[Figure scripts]

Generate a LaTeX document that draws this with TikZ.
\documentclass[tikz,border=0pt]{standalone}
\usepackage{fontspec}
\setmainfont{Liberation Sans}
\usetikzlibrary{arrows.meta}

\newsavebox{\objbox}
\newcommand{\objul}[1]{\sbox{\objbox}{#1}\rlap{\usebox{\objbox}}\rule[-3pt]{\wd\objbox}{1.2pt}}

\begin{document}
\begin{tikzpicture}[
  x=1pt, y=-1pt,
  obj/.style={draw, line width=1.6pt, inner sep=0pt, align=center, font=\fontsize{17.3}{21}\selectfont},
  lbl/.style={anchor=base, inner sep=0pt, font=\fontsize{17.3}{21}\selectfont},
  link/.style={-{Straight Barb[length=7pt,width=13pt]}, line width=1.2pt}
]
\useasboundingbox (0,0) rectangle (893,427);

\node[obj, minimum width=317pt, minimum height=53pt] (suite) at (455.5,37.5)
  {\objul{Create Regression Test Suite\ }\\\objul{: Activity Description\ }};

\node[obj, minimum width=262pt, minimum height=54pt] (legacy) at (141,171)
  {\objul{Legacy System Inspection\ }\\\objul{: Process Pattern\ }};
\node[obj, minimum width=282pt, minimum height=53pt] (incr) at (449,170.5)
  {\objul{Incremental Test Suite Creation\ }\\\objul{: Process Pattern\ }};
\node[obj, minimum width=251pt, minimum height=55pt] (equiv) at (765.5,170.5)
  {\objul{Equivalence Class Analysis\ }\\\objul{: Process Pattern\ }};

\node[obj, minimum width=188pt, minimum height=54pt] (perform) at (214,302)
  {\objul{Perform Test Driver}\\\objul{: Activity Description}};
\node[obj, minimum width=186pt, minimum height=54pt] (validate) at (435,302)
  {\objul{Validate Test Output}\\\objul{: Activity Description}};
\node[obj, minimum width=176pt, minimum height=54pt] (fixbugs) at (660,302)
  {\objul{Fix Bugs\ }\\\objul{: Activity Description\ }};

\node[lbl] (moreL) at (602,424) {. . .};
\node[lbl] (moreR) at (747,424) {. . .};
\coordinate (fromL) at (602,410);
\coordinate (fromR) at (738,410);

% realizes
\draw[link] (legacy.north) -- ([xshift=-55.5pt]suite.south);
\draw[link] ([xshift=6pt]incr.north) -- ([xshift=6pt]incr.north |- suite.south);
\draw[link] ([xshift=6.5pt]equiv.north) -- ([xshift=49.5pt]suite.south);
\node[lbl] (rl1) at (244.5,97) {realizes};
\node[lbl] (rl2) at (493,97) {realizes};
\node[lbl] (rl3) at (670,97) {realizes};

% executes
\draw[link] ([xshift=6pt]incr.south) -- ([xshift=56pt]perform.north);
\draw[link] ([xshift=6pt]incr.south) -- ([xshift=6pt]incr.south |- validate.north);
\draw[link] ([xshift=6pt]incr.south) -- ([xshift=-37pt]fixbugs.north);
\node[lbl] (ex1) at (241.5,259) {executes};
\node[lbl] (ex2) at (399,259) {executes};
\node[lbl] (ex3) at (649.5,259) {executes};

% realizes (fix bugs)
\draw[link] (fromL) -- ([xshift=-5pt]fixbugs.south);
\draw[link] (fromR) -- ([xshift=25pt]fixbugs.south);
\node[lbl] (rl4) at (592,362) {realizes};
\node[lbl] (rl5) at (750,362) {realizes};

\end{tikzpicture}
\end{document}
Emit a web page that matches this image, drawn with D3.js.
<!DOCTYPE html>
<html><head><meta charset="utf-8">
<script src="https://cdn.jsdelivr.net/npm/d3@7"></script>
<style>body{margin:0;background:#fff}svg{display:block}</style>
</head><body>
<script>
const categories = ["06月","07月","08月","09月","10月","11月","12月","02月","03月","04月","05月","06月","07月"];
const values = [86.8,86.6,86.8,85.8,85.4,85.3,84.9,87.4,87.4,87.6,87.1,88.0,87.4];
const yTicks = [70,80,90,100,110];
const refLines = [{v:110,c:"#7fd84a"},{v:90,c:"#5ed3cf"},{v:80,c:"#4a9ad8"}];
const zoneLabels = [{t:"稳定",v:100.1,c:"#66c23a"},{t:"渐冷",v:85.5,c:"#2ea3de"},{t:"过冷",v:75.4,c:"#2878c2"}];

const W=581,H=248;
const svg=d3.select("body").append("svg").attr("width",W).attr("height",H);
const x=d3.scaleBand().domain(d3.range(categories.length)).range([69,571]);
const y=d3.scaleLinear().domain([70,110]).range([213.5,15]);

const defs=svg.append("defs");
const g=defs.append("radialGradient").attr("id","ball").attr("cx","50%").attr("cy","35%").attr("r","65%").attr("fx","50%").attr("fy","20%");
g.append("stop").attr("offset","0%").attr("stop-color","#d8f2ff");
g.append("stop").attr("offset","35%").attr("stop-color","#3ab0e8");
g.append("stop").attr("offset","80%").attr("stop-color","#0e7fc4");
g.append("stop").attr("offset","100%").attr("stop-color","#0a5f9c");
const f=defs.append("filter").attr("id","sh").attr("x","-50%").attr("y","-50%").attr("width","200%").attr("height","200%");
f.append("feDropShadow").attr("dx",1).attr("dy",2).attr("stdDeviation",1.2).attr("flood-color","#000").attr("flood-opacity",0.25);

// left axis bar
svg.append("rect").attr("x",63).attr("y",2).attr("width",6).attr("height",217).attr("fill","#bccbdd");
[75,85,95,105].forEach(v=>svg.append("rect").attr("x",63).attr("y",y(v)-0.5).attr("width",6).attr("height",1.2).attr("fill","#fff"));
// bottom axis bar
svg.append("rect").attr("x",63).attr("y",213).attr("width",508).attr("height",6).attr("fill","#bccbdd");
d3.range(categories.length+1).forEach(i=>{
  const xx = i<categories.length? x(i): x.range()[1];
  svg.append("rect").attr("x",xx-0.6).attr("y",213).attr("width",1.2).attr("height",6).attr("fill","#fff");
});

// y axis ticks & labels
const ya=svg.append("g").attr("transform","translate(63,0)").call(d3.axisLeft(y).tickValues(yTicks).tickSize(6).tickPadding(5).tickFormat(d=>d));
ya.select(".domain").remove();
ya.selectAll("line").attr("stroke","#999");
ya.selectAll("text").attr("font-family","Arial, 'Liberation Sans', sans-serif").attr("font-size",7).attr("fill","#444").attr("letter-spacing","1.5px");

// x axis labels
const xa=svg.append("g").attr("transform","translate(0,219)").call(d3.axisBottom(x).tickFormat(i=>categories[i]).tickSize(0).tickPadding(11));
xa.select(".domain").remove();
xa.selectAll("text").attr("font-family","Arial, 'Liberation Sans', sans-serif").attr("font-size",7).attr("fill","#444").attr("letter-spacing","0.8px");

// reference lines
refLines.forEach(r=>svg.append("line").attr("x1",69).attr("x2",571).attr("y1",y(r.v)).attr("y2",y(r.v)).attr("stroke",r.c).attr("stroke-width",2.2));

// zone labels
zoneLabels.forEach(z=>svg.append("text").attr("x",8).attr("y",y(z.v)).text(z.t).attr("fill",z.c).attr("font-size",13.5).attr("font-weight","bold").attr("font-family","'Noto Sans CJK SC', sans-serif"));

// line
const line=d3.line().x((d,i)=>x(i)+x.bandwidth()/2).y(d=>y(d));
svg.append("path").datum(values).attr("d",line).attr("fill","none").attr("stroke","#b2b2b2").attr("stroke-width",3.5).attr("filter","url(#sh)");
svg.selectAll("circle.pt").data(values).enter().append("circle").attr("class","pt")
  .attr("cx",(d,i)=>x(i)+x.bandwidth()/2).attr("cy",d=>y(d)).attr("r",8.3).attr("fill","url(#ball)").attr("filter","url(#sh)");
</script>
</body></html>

Exercise task>
Everything in the listing above should be restated exactly.

Finished task>
Generate a LaTeX document that draws this with TikZ.
\documentclass[tikz,border=0pt]{standalone}
\usepackage{fontspec}
\setmainfont{Liberation Sans}
\usetikzlibrary{arrows.meta}

\newsavebox{\objbox}
\newcommand{\objul}[1]{\sbox{\objbox}{#1}\rlap{\usebox{\objbox}}\rule[-3pt]{\wd\objbox}{1.2pt}}

\begin{document}
\begin{tikzpicture}[
  x=1pt, y=-1pt,
  obj/.style={draw, line width=1.6pt, inner sep=0pt, align=center, font=\fontsize{17.3}{21}\selectfont},
  lbl/.style={anchor=base, inner sep=0pt, font=\fontsize{17.3}{21}\selectfont},
  link/.style={-{Straight Barb[length=7pt,width=13pt]}, line width=1.2pt}
]
\useasboundingbox (0,0) rectangle (893,427);

\node[obj, minimum width=317pt, minimum height=53pt] (suite) at (455.5,37.5)
  {\objul{Create Regression Test Suite\ }\\\objul{: Activity Description\ }};

\node[obj, minimum width=262pt, minimum height=54pt] (legacy) at (141,171)
  {\objul{Legacy System Inspection\ }\\\objul{: Process Pattern\ }};
\node[obj, minimum width=282pt, minimum height=53pt] (incr) at (449,170.5)
  {\objul{Incremental Test Suite Creation\ }\\\objul{: Process Pattern\ }};
\node[obj, minimum width=251pt, minimum height=55pt] (equiv) at (765.5,170.5)
  {\objul{Equivalence Class Analysis\ }\\\objul{: Process Pattern\ }};

\node[obj, minimum width=188pt, minimum height=54pt] (perform) at (214,302)
  {\objul{Perform Test Driver}\\\objul{: Activity Description}};
\node[obj, minimum width=186pt, minimum height=54pt] (validate) at (435,302)
  {\objul{Validate Test Output}\\\objul{: Activity Description}};
\node[obj, minimum width=176pt, minimum height=54pt] (fixbugs) at (660,302)
  {\objul{Fix Bugs\ }\\\objul{: Activity Description\ }};

\node[lbl] (moreL) at (602,424) {. . .};
\node[lbl] (moreR) at (747,424) {. . .};
\coordinate (fromL) at (602,410);
\coordinate (fromR) at (738,410);

% realizes
\draw[link] (legacy.north) -- ([xshift=-55.5pt]suite.south);
\draw[link] ([xshift=6pt]incr.north) -- ([xshift=6pt]incr.north |- suite.south);
\draw[link] ([xshift=6.5pt]equiv.north) -- ([xshift=49.5pt]suite.south);
\node[lbl] (rl1) at (244.5,97) {realizes};
\node[lbl] (rl2) at (493,97) {realizes};
\node[lbl] (rl3) at (670,97) {realizes};

% executes
\draw[link] ([xshift=6pt]incr.south) -- ([xshift=56pt]perform.north);
\draw[link] ([xshift=6pt]incr.south) -- ([xshift=6pt]incr.south |- validate.north);
\draw[link] ([xshift=6pt]incr.south) -- ([xshift=-37pt]fixbugs.north);
\node[lbl] (ex1) at (241.5,259) {executes};
\node[lbl] (ex2) at (399,259) {executes};
\node[lbl] (ex3) at (649.5,259) {executes};

% realizes (fix bugs)
\draw[link] (fromL) -- ([xshift=-5pt]fixbugs.south);
\draw[link] (fromR) -- ([xshift=25pt]fixbugs.south);
\node[lbl] (rl4) at (592,362) {realizes};
\node[lbl] (rl5) at (750,362) {realizes};

\end{tikzpicture}
\end{document}
Emit a web page that matches this image, drawn with D3.js.
<!DOCTYPE html>
<html><head><meta charset="utf-8">
<script src="https://cdn.jsdelivr.net/npm/d3@7"></script>
<style>body{margin:0;background:#fff}svg{display:block}</style>
</head><body>
<script>
const categories = ["06月","07月","08月","09月","10月","11月","12月","02月","03月","04月","05月","06月","07月"];
const values = [86.8,86.6,86.8,85.8,85.4,85.3,84.9,87.4,87.4,87.6,87.1,88.0,87.4];
const yTicks = [70,80,90,100,110];
const refLines = [{v:110,c:"#7fd84a"},{v:90,c:"#5ed3cf"},{v:80,c:"#4a9ad8"}];
const zoneLabels = [{t:"稳定",v:100.1,c:"#66c23a"},{t:"渐冷",v:85.5,c:"#2ea3de"},{t:"过冷",v:75.4,c:"#2878c2"}];

const W=581,H=248;
const svg=d3.select("body").append("svg").attr("width",W).attr("height",H);
const x=d3.scaleBand().domain(d3.range(categories.length)).range([69,571]);
const y=d3.scaleLinear().domain([70,110]).range([213.5,15]);

const defs=svg.append("defs");
const g=defs.append("radialGradient").attr("id","ball").attr("cx","50%").attr("cy","35%").attr("r","65%").attr("fx","50%").attr("fy","20%");
g.append("stop").attr("offset","0%").attr("stop-color","#d8f2ff");
g.append("stop").attr("offset","35%").attr("stop-color","#3ab0e8");
g.append("stop").attr("offset","80%").attr("stop-color","#0e7fc4");
g.append("stop").attr("offset","100%").attr("stop-color","#0a5f9c");
const f=defs.append("filter").attr("id","sh").attr("x","-50%").attr("y","-50%").attr("width","200%").attr("height","200%");
f.append("feDropShadow").attr("dx",1).attr("dy",2).attr("stdDeviation",1.2).attr("flood-color","#000").attr("flood-opacity",0.25);

// left axis bar
svg.append("rect").attr("x",63).attr("y",2).attr("width",6).attr("height",217).attr("fill","#bccbdd");
[75,85,95,105].forEach(v=>svg.append("rect").attr("x",63).attr("y",y(v)-0.5).attr("width",6).attr("height",1.2).attr("fill","#fff"));
// bottom axis bar
svg.append("rect").attr("x",63).attr("y",213).attr("width",508).attr("height",6).attr("fill","#bccbdd");
d3.range(categories.length+1).forEach(i=>{
  const xx = i<categories.length? x(i): x.range()[1];
  svg.append("rect").attr("x",xx-0.6).attr("y",213).attr("width",1.2).attr("height",6).attr("fill","#fff");
});

// y axis ticks & labels
const ya=svg.append("g").attr("transform","translate(63,0)").call(d3.axisLeft(y).tickValues(yTicks).tickSize(6).tickPadding(5).tickFormat(d=>d));
ya.select(".domain").remove();
ya.selectAll("line").attr("stroke","#999");
ya.selectAll("text").attr("font-family","Arial, 'Liberation Sans', sans-serif").attr("font-size",7).attr("fill","#444").attr("letter-spacing","1.5px");

// x axis labels
const xa=svg.append("g").attr("transform","translate(0,219)").call(d3.axisBottom(x).tickFormat(i=>categories[i]).tickSize(0).tickPadding(11));
xa.select(".domain").remove();
xa.selectAll("text").attr("font-family","Arial, 'Liberation Sans', sans-serif").attr("font-size",7).attr("fill","#444").attr("letter-spacing","0.8px");

// reference lines
refLines.forEach(r=>svg.append("line").attr("x1",69).attr("x2",571).attr("y1",y(r.v)).attr("y2",y(r.v)).attr("stroke",r.c).attr("stroke-width",2.2));

// zone labels
zoneLabels.forEach(z=>svg.append("text").attr("x",8).attr("y",y(z.v)).text(z.t).attr("fill",z.c).attr("font-size",13.5).attr("font-weight","bold").attr("font-family","'Noto Sans CJK SC', sans-serif"));

// line
const line=d3.line().x((d,i)=>x(i)+x.bandwidth()/2).y(d=>y(d));
svg.append("path").datum(values).attr("d",line).attr("fill","none").attr("stroke","#b2b2b2").attr("stroke-width",3.5).attr("filter","url(#sh)");
svg.selectAll("circle.pt").data(values).enter().append("circle").attr("class","pt")
  .attr("cx",(d,i)=>x(i)+x.bandwidth()/2).attr("cy",d=>y(d)).attr("r",8.3).attr("fill","url(#ball)").attr("filter","url(#sh)");
</script>
</body></html>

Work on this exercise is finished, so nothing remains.